Research exploration
Looking trough art movements from realism to expressionism, and expressionism to abstract and postmodernism, it is clear that art has grown out of visual reality and now defines itself through a philosophical meaning. This notion revealed itself first by appearing as expressionism in which artists started to present the world under a subjective perspective. Violent distortions to real life were portrayed on canvas to obtain an emotional effect and vividly transmit personal moods and ideas through the artist’s paintings. This concept became more concrete by abstract artists who used a visual language of form, colour and line to create compositions with the degree of independence from visual references in the world, attempting to reduce visible reality by showing different ways of describing visual experience to the artists.

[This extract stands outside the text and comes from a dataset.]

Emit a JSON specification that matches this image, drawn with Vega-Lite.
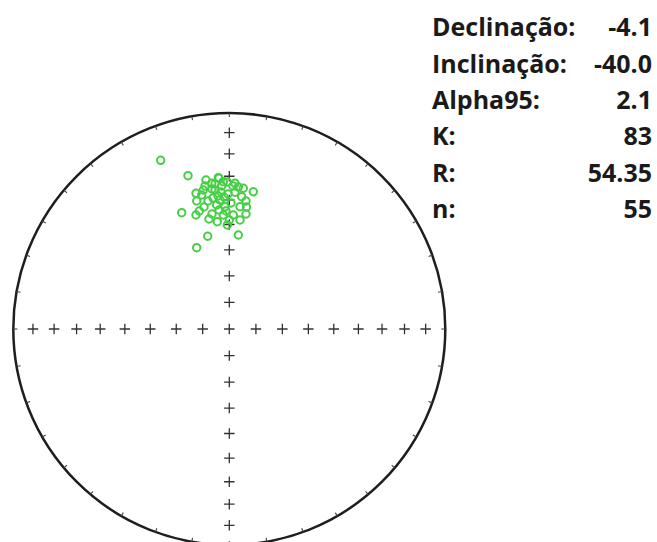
{
  "$schema": "https://vega.github.io/schema/vega-lite/v6.json",
  "width": 657,
  "height": 542,
  "padding": 0,
  "autosize": {"type": "none"},
  "background": "white",
  "usermeta": {"embedOptions": {"actions": false}},
  "config": {"view": {"stroke": null}},
  "datasets": {
    "net": [{"x": 0, "y": 0}],
    "ticks": [
      {"az": 0, "x": 0.0, "y": 1.0}, {"az": 10, "x": 0.17365, "y": 0.98481}, {"az": 20, "x": 0.34202, "y": 0.93969},
      {"az": 30, "x": 0.5, "y": 0.86603}, {"az": 40, "x": 0.64279, "y": 0.76604}, {"az": 50, "x": 0.76604, "y": 0.64279},
      {"az": 60, "x": 0.86603, "y": 0.5}, {"az": 70, "x": 0.93969, "y": 0.34202}, {"az": 80, "x": 0.98481, "y": 0.17365},
      {"az": 90, "x": 1.0, "y": 0.0}, {"az": 100, "x": 0.98481, "y": -0.17365}, {"az": 110, "x": 0.93969, "y": -0.34202},
      {"az": 120, "x": 0.86603, "y": -0.5}, {"az": 130, "x": 0.76604, "y": -0.64279}, {"az": 140, "x": 0.64279, "y": -0.76604},
      {"az": 150, "x": 0.5, "y": -0.86603}, {"az": 160, "x": 0.34202, "y": -0.93969}, {"az": 170, "x": 0.17365, "y": -0.98481},
      {"az": 180, "x": 0.0, "y": -1.0}, {"az": 190, "x": -0.17365, "y": -0.98481}, {"az": 200, "x": -0.34202, "y": -0.93969},
      {"az": 210, "x": -0.5, "y": -0.86603}, {"az": 220, "x": -0.64279, "y": -0.76604}, {"az": 230, "x": -0.76604, "y": -0.64279},
      {"az": 240, "x": -0.86603, "y": -0.5}, {"az": 250, "x": -0.93969, "y": -0.34202}, {"az": 260, "x": -0.98481, "y": -0.17365},
      {"az": 270, "x": -1.0, "y": 0.0}, {"az": 280, "x": -0.98481, "y": 0.17365}, {"az": 290, "x": -0.93969, "y": 0.34202},
      {"az": 300, "x": -0.86603, "y": 0.5}, {"az": 310, "x": -0.76604, "y": 0.64279}, {"az": 320, "x": -0.64279, "y": 0.76604},
      {"az": 330, "x": -0.5, "y": 0.86603}, {"az": 340, "x": -0.34202, "y": 0.93969}, {"az": 350, "x": -0.17365, "y": 0.98481}
    ],
    "crosses": [
      {"x": 0, "y": 0},
      {"x": 0.12326, "y": 0}, {"x": 0.24558, "y": 0}, {"x": 0.36603, "y": 0}, {"x": 0.48369, "y": 0},
      {"x": 0.59767, "y": 0}, {"x": 0.70711, "y": 0}, {"x": 0.81116, "y": 0}, {"x": 0.90904, "y": 0},
      {"x": -0.12326, "y": 0}, {"x": -0.24558, "y": 0}, {"x": -0.36603, "y": 0}, {"x": -0.48369, "y": 0},
      {"x": -0.59767, "y": 0}, {"x": -0.70711, "y": 0}, {"x": -0.81116, "y": 0}, {"x": -0.90904, "y": 0},
      {"x": 0, "y": 0.12326}, {"x": 0, "y": 0.24558}, {"x": 0, "y": 0.36603}, {"x": 0, "y": 0.48369},
      {"x": 0, "y": 0.59767}, {"x": 0, "y": 0.70711}, {"x": 0, "y": 0.81116}, {"x": 0, "y": 0.90904},
      {"x": 0, "y": -0.12326}, {"x": 0, "y": -0.24558}, {"x": 0, "y": -0.36603}, {"x": 0, "y": -0.48369},
      {"x": 0, "y": -0.59767}, {"x": 0, "y": -0.70711}, {"x": 0, "y": -0.81116}, {"x": 0, "y": -0.90904}
    ],
    "dirs": [
      {"x": -0.3176, "y": 0.7810}, {"x": -0.1912, "y": 0.7097}, {"x": -0.1125, "y": 0.6620}, {"x": -0.0815, "y": 0.6745},
      {"x": -0.0477, "y": 0.6977}, {"x": -0.1079, "y": 0.6898}, {"x": -0.0509, "y": 0.7005}, {"x": -0.0278, "y": 0.6819},
      {"x": -0.0352, "y": 0.6620}, {"x": -0.0093, "y": 0.6806}, {"x": 0.0264, "y": 0.6745}, {"x": 0.0417, "y": 0.6574},
      {"x": 0.0648, "y": 0.6514}, {"x": 0.1111, "y": 0.6356}, {"x": -0.1542, "y": 0.6282}, {"x": -0.1278, "y": 0.6204},
      {"x": -0.1204, "y": 0.6435}, {"x": -0.1509, "y": 0.5926}, {"x": -0.0801, "y": 0.6481}, {"x": -0.0662, "y": 0.6435},
      {"x": -0.0431, "y": 0.5972}, {"x": -0.0523, "y": 0.6157}, {"x": -0.0245, "y": 0.6111}, {"x": -0.0583, "y": 0.5741},
      {"x": -0.0199, "y": 0.5662}, {"x": 0.0264, "y": 0.6329}, {"x": 0.0574, "y": 0.6125}, {"x": 0.0773, "y": 0.5926},
      {"x": 0.0495, "y": 0.5662}, {"x": 0.0079, "y": 0.5833}, {"x": 0.0796, "y": 0.5648}, {"x": -0.2204, "y": 0.5384},
      {"x": -0.1542, "y": 0.5278}, {"x": -0.1389, "y": 0.5463}, {"x": -0.1171, "y": 0.5648}, {"x": -0.0940, "y": 0.5093},
      {"x": -0.0801, "y": 0.5324}, {"x": -0.0556, "y": 0.4968}, {"x": -0.0278, "y": 0.5278}, {"x": 0.0, "y": 0.5046},
      {"x": 0.0185, "y": 0.5278}, {"x": 0.0495, "y": 0.5046}, {"x": 0.0773, "y": 0.5324}, {"x": -0.0093, "y": 0.4815},
      {"x": -0.1000, "y": 0.4292}, {"x": 0.0417, "y": 0.4352}, {"x": -0.1509, "y": 0.3764}, {"x": -0.0755, "y": 0.6065},
      {"x": -0.0384, "y": 0.6343}, {"x": -0.0060, "y": 0.6250}, {"x": -0.0986, "y": 0.5926}, {"x": -0.0153, "y": 0.5463},
      {"x": -0.0477, "y": 0.5509}, {"x": 0.0171, "y": 0.6620}, {"x": -0.0662, "y": 0.6713}
    ],
    "stats": [
      {"row": 1, "label": "Declinação:", "value": "-4.1"},
      {"row": 2, "label": "Inclinação:", "value": "-40.0"},
      {"row": 3, "label": "Alpha95:", "value": "2.1"},
      {"row": 4, "label": "K:", "value": "83"},
      {"row": 5, "label": "R:", "value": "54.35"},
      {"row": 6, "label": "n:", "value": "55"}
    ]
  },
  "layer": [
    {
      "layer": [
        {
          "data": {"name": "net"},
          "mark": {"type": "point", "shape": "circle", "filled": false, "size": 186624, "stroke": "#1e1e1e", "strokeWidth": 2.5, "opacity": 1},
          "encoding": {
            "x": {"field": "x", "type": "quantitative", "axis": null, "scale": {"domain": [-1.0616, 1.9801], "nice": false, "zero": false}},
            "y": {"field": "y", "type": "quantitative", "axis": null, "scale": {"domain": [-0.9861, 1.5231], "nice": false, "zero": false}}
          }
        },
        {
          "data": {"name": "ticks"},
          "mark": {"type": "point", "shape": "M0,0L0,1", "filled": false, "size": 64, "stroke": "#444444", "strokeWidth": 1.1, "opacity": 1},
          "encoding": {
            "x": {"field": "x", "type": "quantitative", "axis": null, "scale": {"domain": [-1.0616, 1.9801], "nice": false, "zero": false}},
            "y": {"field": "y", "type": "quantitative", "axis": null, "scale": {"domain": [-0.9861, 1.5231], "nice": false, "zero": false}},
            "angle": {"field": "az", "type": "quantitative", "scale": null}
          }
        },
        {
          "data": {"name": "crosses"},
          "mark": {"type": "point", "shape": "M-1,0L1,0M0,-1L0,1", "filled": false, "size": 110, "stroke": "#333333", "strokeWidth": 1.3, "opacity": 1},
          "encoding": {
            "x": {"field": "x", "type": "quantitative", "axis": null, "scale": {"domain": [-1.0616, 1.9801], "nice": false, "zero": false}},
            "y": {"field": "y", "type": "quantitative", "axis": null, "scale": {"domain": [-0.9861, 1.5231], "nice": false, "zero": false}}
          }
        },
        {
          "data": {"name": "dirs"},
          "mark": {"type": "point", "shape": "circle", "filled": false, "size": 55, "stroke": "#46cf46", "strokeWidth": 2, "opacity": 1},
          "encoding": {
            "x": {"field": "x", "type": "quantitative", "axis": null, "scale": {"domain": [-1.0616, 1.9801], "nice": false, "zero": false}},
            "y": {"field": "y", "type": "quantitative", "axis": null, "scale": {"domain": [-0.9861, 1.5231], "nice": false, "zero": false}}
          }
        }
      ]
    },
    {
      "data": {"name": "stats"},
      "layer": [
        {
          "mark": {"type": "text", "align": "left", "baseline": "alphabetic", "font": "Open Sans", "fontWeight": "bold", "fontSize": 25, "color": "#1a1a1a"},
          "encoding": {
            "x": {"datum": 0.9384, "type": "quantitative", "axis": null, "scale": {"domain": [-1.0616, 1.9801], "nice": false, "zero": false}},
            "y": {"field": "row", "type": "quantitative", "axis": null, "scale": {"domain": [0, 14.93], "reverse": true, "nice": false, "zero": false}},
            "text": {"field": "label"}
          }
        },
        {
          "mark": {"type": "text", "align": "right", "baseline": "alphabetic", "font": "Open Sans", "fontWeight": "bold", "fontSize": 25, "color": "#1a1a1a"},
          "encoding": {
            "x": {"datum": 1.9569, "type": "quantitative", "axis": null, "scale": {"domain": [-1.0616, 1.9801], "nice": false, "zero": false}},
            "y": {"field": "row", "type": "quantitative", "axis": null, "scale": {"domain": [0, 14.93], "reverse": true, "nice": false, "zero": false}},
            "text": {"field": "value"}
          }
        }
      ]
    }
  ],
  "resolve": {"scale": {"y": "independent"}}
}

The relationship between shapes and emotions transmitted by them based on their position or colour or quantity and establishing the philosophical meaning of non-objective painting is not something new. Nevertheless it took two years for Wassily Kandinsky to crystallize this miraculous discovery. In his book “Point and line to plan” he considers that horizontal and vertical lines tend to be cold and warm respectively so defines a “square” shape to create a balance between the two. He also discusses that small form placed on the top of the plane tends to look lighter and more free, however, large shapes seem to be heavier when placed at the top of the picture. As Paul Overy discusses Kandinsky theory in “Kandinsky: The Language of the Eye”, what Kandinsky means here is that our consciousness of space around us in the real world influences our perception of what we see around us. For example, when we see large shapes at the top of a picture we associate with them the force of gravity pulling them in the sky. Conversely, when we see small objects at the top of a picture it radiates a free spirit like birds in the sky; creating a sense of lightness about the painting.
I found myself enthused in Kandinsky’s theory and wanted to investigate the effect of shapes and their colours on people’s psychology. Are the effects similar for each individual? The key question in this study is, how can we affect people by changing their perception toward the world around them making them experience new situations that they have rarely encountered, through the medium of illusion?